Nobody every said all wrestlers are vulnerable to all of the problems that the minority have had that has led to death or destitute. My problem is that the ones who are coping just fine (at still relatively young ages, so they can't really speak for the fortysomethings quite yet) don't seem to care that there might be others who can't handle the system as well as they do. I'd rather hear a wrestler from today in his 20s or 30s like Cena or Hardy acknowledge that some wrestlers fall through the cracks or some are more vulnerable and less fortunate than others, and that this generation is making an effort to look out for one another better than they did in the 1980s or 1990s. Instead, what I hear is that it's just not a problem anymore because "I'm doing fine and my friends are doing fine." Every wrestler who died had friends who were doing fine. But they didn't. The key isn't focusing on why we're better than wrestlers in the past, but what might still be wrong. And the lack of any mandatory semi-annual roster-wide (in rotation or all at once, either way) vacations of several weeks at a time, the lack of a good-faith even-handed transparent drug testing program, the lack of (until recently) any substantial attention paid to concussions and unprotected blunt chairshots to the head, and the lack of any sense that the industry is making efforts to look out for their own who don't make it means it's still not solved.
I'm as surprised as anyone I'm on the Bischoff side of an argument (actually, not really, as I've found myself agreeing more with him lately in his blogs than I did with some things in his book or interviews he did when running WCW), especially one with Hardy, whom I actually largely respect as a true professional in his craft and an all-around good guy. I also can't editorialize about an industry full time and not ruffle most everyone's feathers at different times. I take as much heat from my critics on this very site as I dish out in my commentaries, but I think my twenty year track record has earned something more than the complete dismissal of my work as Hardy did with his comments.

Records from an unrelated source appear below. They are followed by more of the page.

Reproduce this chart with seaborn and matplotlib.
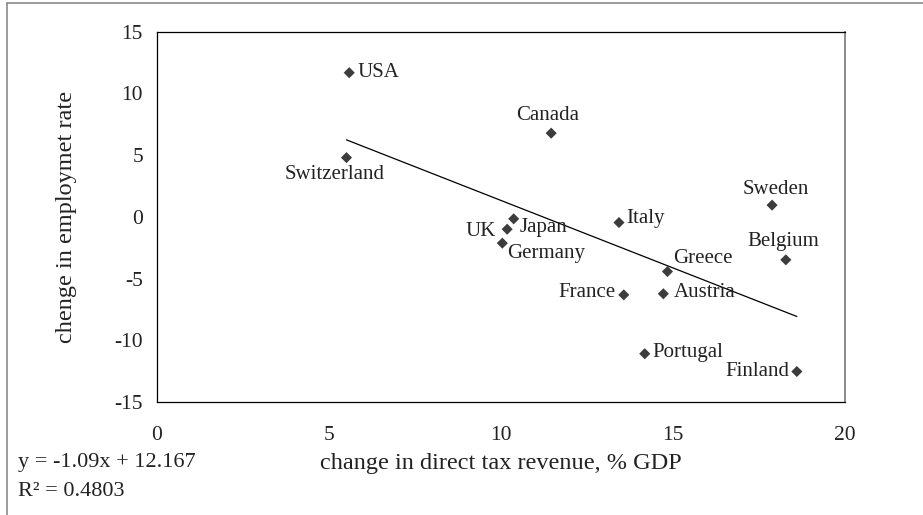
import seaborn as sns
import matplotlib.pyplot as plt
from matplotlib.lines import Line2D
import pandas as pd

countries = ['USA', 'Switzerland', 'Canada', 'Sweden', 'Italy', 'Japan', 'UK',
             'Germany', 'Belgium', 'Greece', 'France', 'Austria', 'Portugal', 'Finland']
tax_change = [5.59, 5.51, 11.46, 17.88, 13.43, 10.37, 10.18,
              10.04, 18.28, 14.84, 13.57, 14.72, 14.18, 18.60]
emp_change = [11.68, 4.80, 6.78, 0.95, -0.46, -0.16, -1.00,
              -2.13, -3.48, -4.43, -6.32, -6.23, -11.09, -12.53]

df = pd.DataFrame({'tax': tax_change, 'emp': emp_change, 'country': countries})

sns.set_style('white')
plt.rcParams['font.family'] = ['Liberation Serif', 'DejaVu Serif']
plt.rcParams['axes.unicode_minus'] = False
txt = '#222222'

fig = plt.figure(figsize=(9.23, 5.15), dpi=100)
ax = fig.add_axes([0.170, 0.2194, 0.7455, 0.7190])

# trend line + points
sns.regplot(data=df, x='tax', y='emp', ci=None, scatter=False, truncate=True,
            line_kws=dict(color='black', lw=0.9), ax=ax)
sns.scatterplot(data=df, x='tax', y='emp', marker='D', s=32, color='#3c3c3c',
                edgecolor='none', ax=ax, zorder=3)

# label placement (pixel offsets from the point)
offsets = {
    'USA': (8, 0, 'left'), 'Switzerland': (-12, -17, 'center'),
    'Canada': (-4, 18, 'center'), 'Sweden': (4, 16, 'center'),
    'Italy': (7, 4, 'left'), 'Japan': (6, -9, 'left'), 'UK': (-11, -2, 'right'),
    'Germany': (5, -10, 'left'), 'Belgium': (-3, 18, 'center'),
    'Greece': (6, 13, 'left'), 'France': (-8, 2, 'right'), 'Austria': (10, 1, 'left'),
    'Portugal': (8, 1, 'left'), 'Finland': (-7, 0, 'right'),
}
for c, x, y in zip(countries, tax_change, emp_change):
    dx, dy, ha = offsets[c]
    ax.annotate(c, (x, y), xytext=(dx, dy), textcoords='offset pixels',
                ha=ha, va='center', fontsize=15, color=txt)

ax.set_xlim(0, 20)
ax.set_ylim(-15, 15)
ax.set_xticks([0, 5, 10, 15, 20])
ax.set_yticks([-15, -10, -5, 0, 5, 10, 15])
ax.tick_params(axis='x', direction='out', length=5, width=0.9, pad=12,
               labelsize=15.5, colors=txt)
ax.tick_params(axis='y', direction='out', length=5, width=0.9, pad=5,
               labelsize=15.5, colors=txt)
ax.tick_params(axis='both', color='black')

for s in ['left', 'bottom', 'top']:
    ax.spines[s].set_color('black')
    ax.spines[s].set_linewidth(0.9)
ax.spines['right'].set_color('#8a8a8a')
ax.spines['right'].set_linewidth(1.4)

ax.set_xlabel('change in direct tax revenue, % GDP', fontsize=17.5, color=txt, va='center')
ax.set_ylabel('chenge in employmet rate', fontsize=17.5, color=txt, va='center')
ax.xaxis.set_label_coords(0.5, -0.165)
ax.yaxis.set_label_coords(-0.131, 0.5)

fig.text(18 / 923, 1 - 463 / 515, 'y = -1.09x + 12.167', fontsize=16, color=txt, va='center')
fig.text(18 / 923, 1 - 491 / 515, 'R² = 0.4803', fontsize=16, color=txt, va='center')

# outer frame (top and left edges)
fig.add_artist(Line2D([7 / 923, 1], [1 - 2.5 / 515, 1 - 2.5 / 515], color='#8a8a8a', lw=1.2,
                      transform=fig.transFigure))
fig.add_artist(Line2D([7 / 923, 7 / 923], [0, 1 - 2.5 / 515], color='#8a8a8a', lw=1.2,
                      transform=fig.transFigure))

fig.savefig('out.png', dpi=100)
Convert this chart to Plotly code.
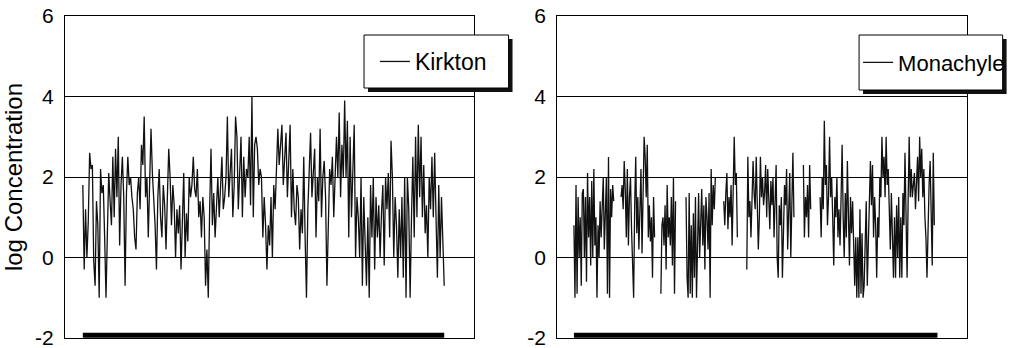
import plotly.graph_objects as go

# ---------------- data ----------------
series_names = ["Kirkton", "Monachyle"]
y_tick_values = [-2, 0, 2, 4, 6]
y_tick_labels = ["-2", "0", "2", "4", "6"]
y_title = "log Concentration"
sampling_bar_level = -1.93

kirkton_log_conc = [
    1.8, -0.3, 1.2, 0.0, 0.9, 2.6, 2.2, 2.3, -0.1, -0.7, 1.4, 0.8, -1.0, 2.2, 1.6, 1.8, 0.5, -1.0, 0.6, 2.1,
    1.4, 0.8, 2.5, 1.0, 2.7, 1.5, 3.0, 0.3, 1.8, 2.5, 1.5, -0.7, 1.6, 2.5, 1.8, 2.0, 1.5, 1.2, 0.5, 0.2,
    1.6, 2.0, 1.2, 2.8, 2.3, 3.5, 1.5, 2.0, 0.5, 1.8, 3.2, 2.1, 1.5, 0.8, -0.3, 1.5, 2.2, 1.0, 0.5, 1.8,
    1.3, 0.2, 1.5, 2.7, 2.0, 0.8, 1.8, 1.3, 0.0, 1.2, 0.6, 1.3, -0.3, 0.8, 2.1, 0.0, 1.1, 0.4, 2.0, 1.5,
    1.8, 2.5, 1.7, 1.5, 2.2, 1.0, 1.4, 0.5, 1.5, 1.0, -0.7, 0.2, -1.0, 1.2, 2.7, 0.8, 1.6, 0.5, 1.2, 2.0,
    1.0, 1.6, 2.5, 1.2, 1.5, 2.0, 3.5, 1.5, 2.0, 2.7, 1.0, 1.8, 3.5, 3.0, 1.2, 2.2, 3.0, 1.0, 2.5, 1.5,
    2.2, 2.0, 3.0, 1.3, 4.0, 1.0, 2.8, 3.0, 2.7, 1.8, 2.2, 2.0, 0.5, 1.5, 0.8, -0.3, 0.8, 0.3, 1.5, 0.0,
    1.8, 1.2, 2.5, 3.2, 2.3, 2.8, 3.3, 1.8, 2.5, 3.1, 1.5, 2.4, 3.3, 1.0, 2.2, 1.2, 0.8, 1.8, 1.5, 0.2,
    1.2, 0.6, 2.5, 0.5, -1.0, 1.2, 2.0, 3.1, 1.5, 2.2, 2.7, 0.5, 2.0, 1.4, 3.2, 1.0, 2.0, 2.4, 1.5, -0.7,
    1.2, 2.2, 1.8, 2.5, 1.0, 2.2, 3.0, 2.0, 3.6, 1.5, 2.8, 2.0, 3.9, 2.0, 3.4, 0.5, 3.0, 1.0, 2.2, 3.3,
    0.0, 1.5, 1.0, 0.0, 2.0, -0.7, 1.5, 0.3, -0.7, 1.0, -1.0, 1.8, 0.5, 2.0, -0.3, 1.5, 0.5, 1.3, 0.0, 1.1,
    1.8, -0.2, 2.0, 1.2, 2.1, 0.5, 2.9, 2.0, 0.0, 1.5, 0.8, -0.5, 1.2, 0.0, 1.5, -0.5, 2.0, -1.0, 2.0, 1.2,
    -1.0, 1.0, 2.5, 0.5, 3.0, 1.0, 3.3, 1.5, 3.0, 1.0, 2.3, 0.6, 1.3, 0.0, 2.0, 1.2, 2.5, 1.0, 2.6, 1.0,
    -0.5, 1.8, 0.0, 1.5, 0.6, -0.7,
]

monachyle_log_conc = [
    # segment 1
    0.8, -1.0, 1.8, -0.9, 1.5, 0.0, 1.0, -0.7, 1.6, 1.7, 0.0, 1.5, -0.6, 2.1, 0.5, 1.5, -0.2, 1.9, 0.0,
    2.2, 0.3, 1.0, -1.0, 0.8, 0.0, 1.4, 0.5, 1.5, 2.0, 0.2, 1.0, 2.0, -0.9, 2.5, -1.0, 1.7, 1.0, 1.8, 1.4,
    None, None, None, None, None, None,
    # segment 2
    1.5, 1.8, 1.2, 2.4, 1.7, 0.5, 2.2, 0.3, 1.5, 2.0, 0.7, -0.5, -1.0, 1.3, 2.5, 0.6, 1.5, 0.2, 1.2, 2.2,
    0.1, 1.8, 3.0, 2.5, 1.5, 2.8, 0.5, 1.3, 0.4, 1.0, -0.5, 1.5, 0.5,
    None, None, None, None, None,
    # segment 3
    -0.9, 0.8, 1.0, 0.3, 1.3, -0.3, 1.8, 0.5, 1.0, 0.3, 1.5, -0.2, 2.0, -0.9, 1.4,
    None, None, None, None, None, None, None, None, None,
    # segment 4
    1.5, -0.5, -1.0, 1.6, -0.9, 0.8, -1.0, 1.1, -0.5, 1.5, -1.0, 0.5, 1.6, 0.0, 1.2, 1.7, 0.3, 1.3, -0.3,
    1.5, 1.0, 0.2, 1.6, -1.0, 2.2, 0.8, 1.8, 1.2, 2.0,
    None, None, None, None, None, None, None,
    # segment 5
    1.4, 0.8, 1.6, 2.1, 0.7, 1.5, 1.0, 1.8, 0.3, 2.2, 3.0, 1.8, 2.1, 0.5,
    None, None, None, None, None, None, None, None,
    # segment 6
    -0.3, 2.5, 1.0, 1.4, 0.5, 1.2, 2.4, 1.6, 1.2, 2.5, 1.5, 0.2, 1.0, 2.5, 1.5, 2.0, 1.3, 1.6, 2.3, 1.0,
    2.2, 1.5, 0.7, 1.9, 1.3, 2.0, 0.5, 1.4, 2.3, 0.0, -0.5, 1.3, 0.8, 1.5, -0.5, 0.6, 1.8, 1.3, 2.2, 0.2,
    1.5, 2.1, 0.0, 1.0, 2.6, 1.0,
    None, None, None, None, None, None, None, None,
    # segment 7
    2.3, 0.5, 1.5, 1.0, 1.8, 0.5, 2.3, 1.2,
    None, None, None, None, None, None, None, None,
    # segment 8
    1.5, 0.5, 2.0, 1.2, 3.4, 1.8, 2.3, 0.8, 1.5, 3.0, 1.5, 2.0, 1.0, -0.2, 1.5, 1.0, 2.0, 0.5, 1.2, 0.3,
    1.5, 2.8, 1.0, 0.0, 1.6, 0.5, 2.4, 1.2, -0.2, 1.5, 0.6, 1.4, 0.2, -0.7, 0.5, -1.0, 0.5, -1.0, 1.2, -0.9,
    0.6, -1.0, -0.7, 0.6, 1.4, -0.7, 0.5, 1.0, 2.4, 1.3, 2.3, 0.5, 1.5, 0.8, -0.5, 1.0, 0.5, 2.0, 1.5, 3.0,
    2.0, 2.5, 1.5, 3.0, 1.8, 2.2, 1.0, 0.2, 1.6, 0.5, -0.5, 1.0, -0.5, 1.3, 0.0, 1.5, -0.5, 1.0, -0.5, 1.6,
    0.8, 2.6, 1.2, -0.5, 1.4, 3.0, 1.5, 2.2, 1.5, 1.8, 2.1, 1.2, 1.7, 2.5, 1.4, 3.0, 2.0, 2.7, 1.5, 2.2,
    1.0, 0.5, -0.5, 1.0, 1.8, 2.4, 1.0, -0.2, 2.6, 0.8,
]

# ---------------- layout geometry (page pixels; body margin removed below) ----------------
W, H = 1020, 348
ML, MR, MT, MB = 65, 44, 16, 10
PW, PH = W - ML - MR, H - MT - MB
FONT = "Liberation Sans, Arial, sans-serif"


def px_x(px):
    return (px - ML) / PW


def px_y(py):
    return (MT + PH - py) / PH


def x_range(n, frac_start, frac_end):
    span = (n - 1) / (frac_end - frac_start)
    lo = -frac_start * span
    return [lo, lo + span]


kx = list(range(len(kirkton_log_conc)))
mx = list(range(len(monachyle_log_conc)))

fig = go.Figure()
fig.add_trace(go.Scatter(x=kx, y=kirkton_log_conc, mode="lines", name=series_names[0],
                         line=dict(color="#111111", width=1.3), xaxis="x", yaxis="y",
                         legend="legend", connectgaps=False))
fig.add_trace(go.Scatter(x=[kx[0], kx[-1]], y=[sampling_bar_level] * 2, mode="lines",
                         line=dict(color="black", width=5), showlegend=False, xaxis="x", yaxis="y"))
fig.add_trace(go.Scatter(x=mx, y=monachyle_log_conc, mode="lines", name=series_names[1],
                         line=dict(color="#111111", width=1.3), xaxis="x2", yaxis="y2",
                         legend="legend2", connectgaps=False))
fig.add_trace(go.Scatter(x=[mx[0], mx[-1] + 3], y=[sampling_bar_level] * 2, mode="lines",
                         line=dict(color="black", width=5), showlegend=False, xaxis="x2", yaxis="y2"))

axis_common = dict(showline=True, mirror=True, linecolor="black", linewidth=1,
                   zeroline=False, automargin=False)
yaxis_common = dict(axis_common, range=[-2, 6], tickvals=y_tick_values, ticktext=y_tick_labels,
                    showgrid=True, gridcolor="black", gridwidth=1, ticks="",
                    tickfont=dict(family=FONT, size=21, color="black"), ticklabelstandoff=6,
                    ticklabeloverflow="allow")

fig.update_layout(
    width=W, height=H,
    margin=dict(l=ML, r=MR, t=MT, b=MB),
    paper_bgcolor="white", plot_bgcolor="white",
    font=dict(family=FONT, color="black"),
    xaxis=dict(axis_common, domain=[0, px_x(478)], showticklabels=False, showgrid=False, ticks="",
               range=x_range(len(kx), (83 - 65) / 413, (448 - 65) / 413)),
    xaxis2=dict(axis_common, domain=[px_x(562), 1], showticklabels=False, showgrid=False, ticks="",
                range=x_range(len(mx), (579 - 562) / 414, (943 - 562) / 414), anchor="y2"),
    yaxis=dict(yaxis_common, title=dict(text=y_title, font=dict(family=FONT, size=24), standoff=24)),
    yaxis2=dict(yaxis_common, anchor="x2"),
    legend=dict(x=px_x(378), y=px_y(61.5), xanchor="left", yanchor="middle",
                bgcolor="rgba(0,0,0,0)", borderwidth=0, font=dict(family=FONT, size=23)),
    legend2=dict(x=px_x(866), y=px_y(62.5), xanchor="left", yanchor="middle",
                 bgcolor="rgba(0,0,0,0)", borderwidth=0, font=dict(family=FONT, size=22)),
    showlegend=True,
)

# legend frames with drop shadow
for (bx0, by0, bx1, by1) in [(367, 35, 513, 88), (867, 35, 1012, 90)]:
    fig.add_shape(type="rect", xref="paper", yref="paper",
                  x0=px_x(bx0 + 4), x1=px_x(bx1 + 4), y0=px_y(by1 + 4), y1=px_y(by0 + 4),
                  fillcolor="#111111", line=dict(width=0), layer="above")
    fig.add_shape(type="rect", xref="paper", yref="paper",
                  x0=px_x(bx0), x1=px_x(bx1), y0=px_y(by1), y1=px_y(by0),
                  fillcolor="white", line=dict(color="black", width=1), layer="above")

fig.write_html("out.html", config={"displayModeBar": False},
               post_script="document.body.style.margin='0px';document.body.style.overflow='hidden';")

Sorry we disagree, Matt, but I'd never call you "a wrestler" (with quotes included to indicate you're not really a true wrestler) and I'd never in general write off your entire career of work just because you disagreed with me a few times. Adults disagree, but discuss specifics. Teenagers put quote marks around things and name call and use sweeping generations that are off-point when their feelings are hurt. (Okay, maybe that was a little condescending. Sorry.)